-- Given data start --
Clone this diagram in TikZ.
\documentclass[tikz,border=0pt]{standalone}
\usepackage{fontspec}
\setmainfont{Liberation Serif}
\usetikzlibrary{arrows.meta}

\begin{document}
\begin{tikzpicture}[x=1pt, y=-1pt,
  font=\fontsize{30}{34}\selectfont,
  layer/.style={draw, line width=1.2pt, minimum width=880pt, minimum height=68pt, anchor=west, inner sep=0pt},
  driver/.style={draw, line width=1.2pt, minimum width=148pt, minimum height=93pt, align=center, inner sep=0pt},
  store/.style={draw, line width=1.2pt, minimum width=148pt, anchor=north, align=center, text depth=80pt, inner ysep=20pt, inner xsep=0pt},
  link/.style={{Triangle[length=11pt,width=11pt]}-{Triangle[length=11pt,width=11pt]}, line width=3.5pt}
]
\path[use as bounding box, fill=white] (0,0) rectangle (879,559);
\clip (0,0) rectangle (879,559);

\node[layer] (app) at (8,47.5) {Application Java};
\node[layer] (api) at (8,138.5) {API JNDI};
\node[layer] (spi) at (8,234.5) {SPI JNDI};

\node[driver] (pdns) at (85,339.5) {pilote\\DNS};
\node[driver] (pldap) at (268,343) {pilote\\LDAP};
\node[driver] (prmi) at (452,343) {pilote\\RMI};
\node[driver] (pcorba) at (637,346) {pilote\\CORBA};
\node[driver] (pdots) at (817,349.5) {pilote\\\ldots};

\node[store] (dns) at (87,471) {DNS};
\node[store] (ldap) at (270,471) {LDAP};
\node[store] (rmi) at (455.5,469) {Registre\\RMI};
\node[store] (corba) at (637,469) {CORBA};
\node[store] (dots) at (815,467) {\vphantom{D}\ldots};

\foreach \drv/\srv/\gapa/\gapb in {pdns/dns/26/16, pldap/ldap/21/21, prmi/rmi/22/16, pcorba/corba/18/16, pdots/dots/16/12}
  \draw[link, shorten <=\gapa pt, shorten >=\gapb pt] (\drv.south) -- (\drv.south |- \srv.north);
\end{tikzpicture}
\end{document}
-- Given data end --
◆ **Your goal**
Each line of the material should be duplicated exactly, please.

◆ **Response to the exercise**
Clone this diagram in TikZ.
\documentclass[tikz,border=0pt]{standalone}
\usepackage{fontspec}
\setmainfont{Liberation Serif}
\usetikzlibrary{arrows.meta}

\begin{document}
\begin{tikzpicture}[x=1pt, y=-1pt,
  font=\fontsize{30}{34}\selectfont,
  layer/.style={draw, line width=1.2pt, minimum width=880pt, minimum height=68pt, anchor=west, inner sep=0pt},
  driver/.style={draw, line width=1.2pt, minimum width=148pt, minimum height=93pt, align=center, inner sep=0pt},
  store/.style={draw, line width=1.2pt, minimum width=148pt, anchor=north, align=center, text depth=80pt, inner ysep=20pt, inner xsep=0pt},
  link/.style={{Triangle[length=11pt,width=11pt]}-{Triangle[length=11pt,width=11pt]}, line width=3.5pt}
]
\path[use as bounding box, fill=white] (0,0) rectangle (879,559);
\clip (0,0) rectangle (879,559);

\node[layer] (app) at (8,47.5) {Application Java};
\node[layer] (api) at (8,138.5) {API JNDI};
\node[layer] (spi) at (8,234.5) {SPI JNDI};

\node[driver] (pdns) at (85,339.5) {pilote\\DNS};
\node[driver] (pldap) at (268,343) {pilote\\LDAP};
\node[driver] (prmi) at (452,343) {pilote\\RMI};
\node[driver] (pcorba) at (637,346) {pilote\\CORBA};
\node[driver] (pdots) at (817,349.5) {pilote\\\ldots};

\node[store] (dns) at (87,471) {DNS};
\node[store] (ldap) at (270,471) {LDAP};
\node[store] (rmi) at (455.5,469) {Registre\\RMI};
\node[store] (corba) at (637,469) {CORBA};
\node[store] (dots) at (815,467) {\vphantom{D}\ldots};

\foreach \drv/\srv/\gapa/\gapb in {pdns/dns/26/16, pldap/ldap/21/21, prmi/rmi/22/16, pcorba/corba/18/16, pdots/dots/16/12}
  \draw[link, shorten <=\gapa pt, shorten >=\gapb pt] (\drv.south) -- (\drv.south |- \srv.north);
\end{tikzpicture}
\end{document}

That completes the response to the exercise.